Most companies exploring the use of big data for business intelligence purposes do not simply want to analyse unstructured data, they also want to combine the results of that analysis with relevant structured data. They want their analytics to span all sorts of data, which we may refer to as hybrid data.
Unfortunately, NoSQL data stores are not really suitable for storing (and therefore analysing) structured data while conventional data warehouses are not very good at storing (and therefore analysing) unstructured data.
As a result, the architecture that is emerging from a data warehousing perspective is that you store unstructured data in something like Hadoop, do basic analysis work on that data and create summary information that can be passed to the formal data warehouse, where that information can be further analysed. You can either do this through direct integration between the different environments or by means of a federated query environment (such as Composite Software’s) that supports Hadoop.
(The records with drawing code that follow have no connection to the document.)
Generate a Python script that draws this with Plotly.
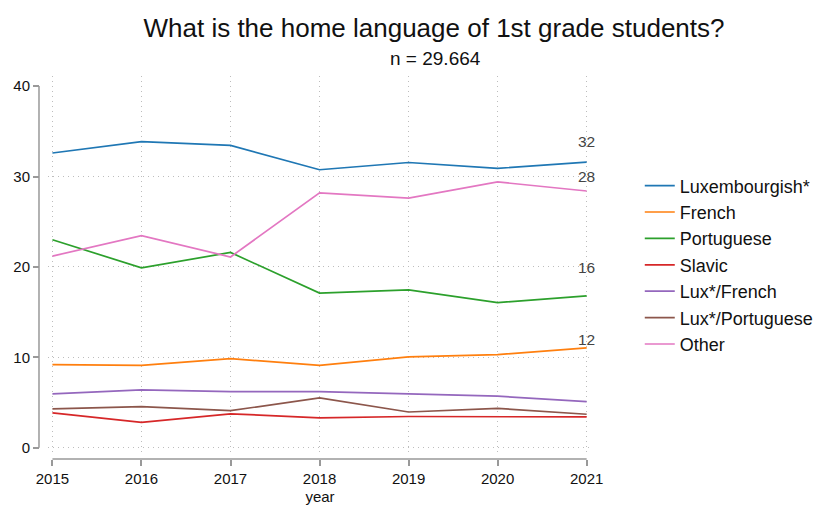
import plotly.graph_objects as go

years = [2015, 2016, 2017, 2018, 2019, 2020, 2021]
series_names = ["Luxembourgish*", "French", "Portuguese", "Slavic",
                "Lux*/French", "Lux*/Portuguese", "Other"]
luxembourgish = [32.6, 33.85, 33.45, 30.75, 31.55, 30.9, 31.6]
french = [9.2, 9.1, 9.85, 9.1, 10.05, 10.3, 11.05]
portuguese = [23.0, 19.9, 21.6, 17.1, 17.45, 16.05, 16.8]
slavic = [3.85, 2.8, 3.75, 3.3, 3.45, 3.45, 3.4]
lux_french = [5.95, 6.4, 6.2, 6.2, 5.95, 5.7, 5.1]
lux_portuguese = [4.3, 4.55, 4.1, 5.5, 3.95, 4.35, 3.7]
other = [21.2, 23.45, 21.1, 28.2, 27.6, 29.4, 28.4]
values = [luxembourgish, french, portuguese, slavic, lux_french, lux_portuguese, other]
colors = ["#1f77b4", "#ff7f0e", "#2ca02c", "#d62728", "#9467bd", "#8c564b", "#e377c2"]

end_label_series = ["Luxembourgish*", "Other", "Portuguese", "French"]
end_label_texts = ["32", "28", "16", "12"]
end_label_shift = [21, 14, 28, 8]

y_ticks = [0, 10, 20, 30, 40]
y_grid = [0, 10, 20, 30]

FONT = "Liberation Sans, Arial, Helvetica, sans-serif"
GRID = "#bdbdbd"

fig = go.Figure()
for i, (name, vals, col) in enumerate(zip(series_names, values, colors)):
    fig.add_trace(go.Scatter(x=years, y=vals, mode="lines", name=name,
                             legendgroup=f"g{i}",
                             line=dict(color=col, width=1.7)))

for name, txt, sh in zip(end_label_series, end_label_texts, end_label_shift):
    v = values[series_names.index(name)][-1]
    fig.add_annotation(x=years[-1], y=v, text=txt, showarrow=False,
                       yshift=sh, xanchor="center", yanchor="middle",
                       font=dict(size=15.5, color="#444444", family=FONT))

# detached axis lines (Stata style)
fig.add_shape(type="line", xref="paper", yref="y", x0=0.016, x1=0.016,
              y0=y_ticks[0], y1=y_ticks[-1], line=dict(color="#999999", width=1.5))
fig.add_shape(type="line", xref="x", yref="paper", x0=years[0], x1=years[-1],
              y0=0.0154, y1=0.0154, line=dict(color="#999999", width=1.5))

fig.update_layout(
    width=823, height=505,
    margin=dict(l=30, r=231, t=76, b=40, autoexpand=False),
    plot_bgcolor="white", paper_bgcolor="white",
    font=dict(family=FONT, color="#111111"),
    showlegend=True,
    legend=dict(x=1.085, xanchor="left", y=0.765, yanchor="top",
                font=dict(size=18, color="#111111"), tracegroupgap=0,
                bgcolor="rgba(0,0,0,0)"),
    xaxis=dict(domain=[0.032, 1], range=[2014.95, 2021.06], anchor="free",
               position=0.0154, tickvals=years, ticks="outside", ticklen=6,
               tickcolor="#999999", tickwidth=1.5, showline=False, automargin=False,
               showgrid=True, gridcolor=GRID, griddash="1px,4px", gridwidth=1,
               zeroline=False, tickfont=dict(size=15, color="#111111"),
               title=dict(text="year", font=dict(size=15, color="#111111"), standoff=9)),
    yaxis=dict(domain=[0.0231, 1], range=[-0.92, 41.12], anchor="free",
               position=0.016, tickvals=y_ticks, ticks="outside", ticklen=6,
               tickcolor="#999999", tickwidth=1.5, showline=False, automargin=False,
               showgrid=False, zeroline=False,
               tickfont=dict(size=15, color="#111111"),
               minor=dict(tickvals=y_grid, showgrid=True, gridcolor=GRID,
                          griddash="1px,4px", gridwidth=1, ticks="")),
    title=dict(text="What is the home language of 1st grade students?",
               x=434 / 823, xref="container", xanchor="center",
               y=1 - 28 / 505, yref="container", yanchor="middle",
               font=dict(size=26, color="#111111")),
)
fig.add_annotation(text="n = 29.664", xref="paper", yref="paper",
                   x=(435 - 30) / 562, y=1 + (76 - 58) / 389,
                   xanchor="center", yanchor="middle", showarrow=False,
                   font=dict(size=19, color="#111111", family=FONT))

fig.write_html("out.html", config={"displayModeBar": False},
               post_script="document.body.style.margin='0';document.body.style.overflow='hidden';")
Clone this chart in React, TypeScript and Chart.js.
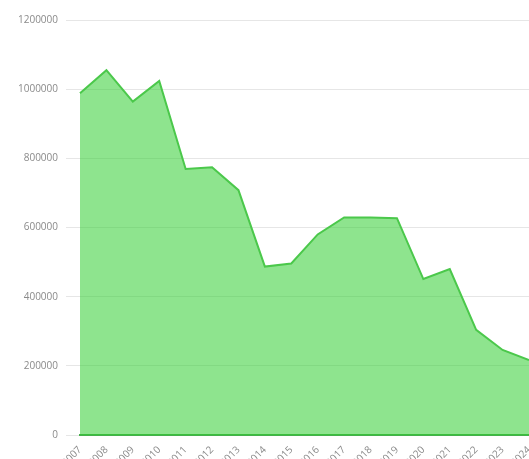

For large organisations this approach makes sense, but smaller companies with smaller budgets may have an issue with such a potentially expensive solution. One alternative is to store all the information in a warehouse such as that provided by Aster Data (Teradata) or Greenplum (EMC), which support native MapReduce capabilities.
However, there are potential scalability issues if you try and do this. The real problem is that conventional BI tools do not support the analysis of both structured and unstructured data within the same query—which is what you would really like to do. Instead, you have to use MapReduce on the one hand and some SQL-based tool on the other.
However, that does not mean that suitable hybrid tools do not exist. In particular, Endeca Latitude and Connexica (previously ArdentiaSearch) CXAIR, both support query capabilities that span structured and unstructured data.
The two products have different implementations but the same basic philosophy, which is to extract structure from unstructured data and can then combine that with directly structured data, by means of indexes (search-based indexes not database style indexes). Both products are very easy to use (and special emphasis is placed by both companies on how easy it is for end users) and both have a focus on allowing users to explore the data rather than just reporting on it.
However, they are rather different when it comes to their approach to the market. Specifically, Latitude is aimed at companies that want to develop analytic applications to support exploration of hybrid data while CXAIR (which stands for ConneXica Ad-hoc Interactive Reporting) is more aimed at the traditional BI market, albeit that the product is being OEM’d by a number of third parties that have embedded the tool in their own products (in place of, for example, Crystal Reports).
I expect to be writing more about Latitude and CXAIR in the future but to go back to my initial point it seems there is no one-size-fits-all solution to the problem of how to provide BI that spans hybrid data.
There is clearly a choice of warehousing architectures and, no doubt, the leading BI vendors will bolt on unstructured capabilities that will compete with the built-for-purpose technologies from Endeca and Connexica. Quite how all this plays out remains to be seen but if you are interested in hybrid-structured BI right now you should check out Latitude and CXAIR.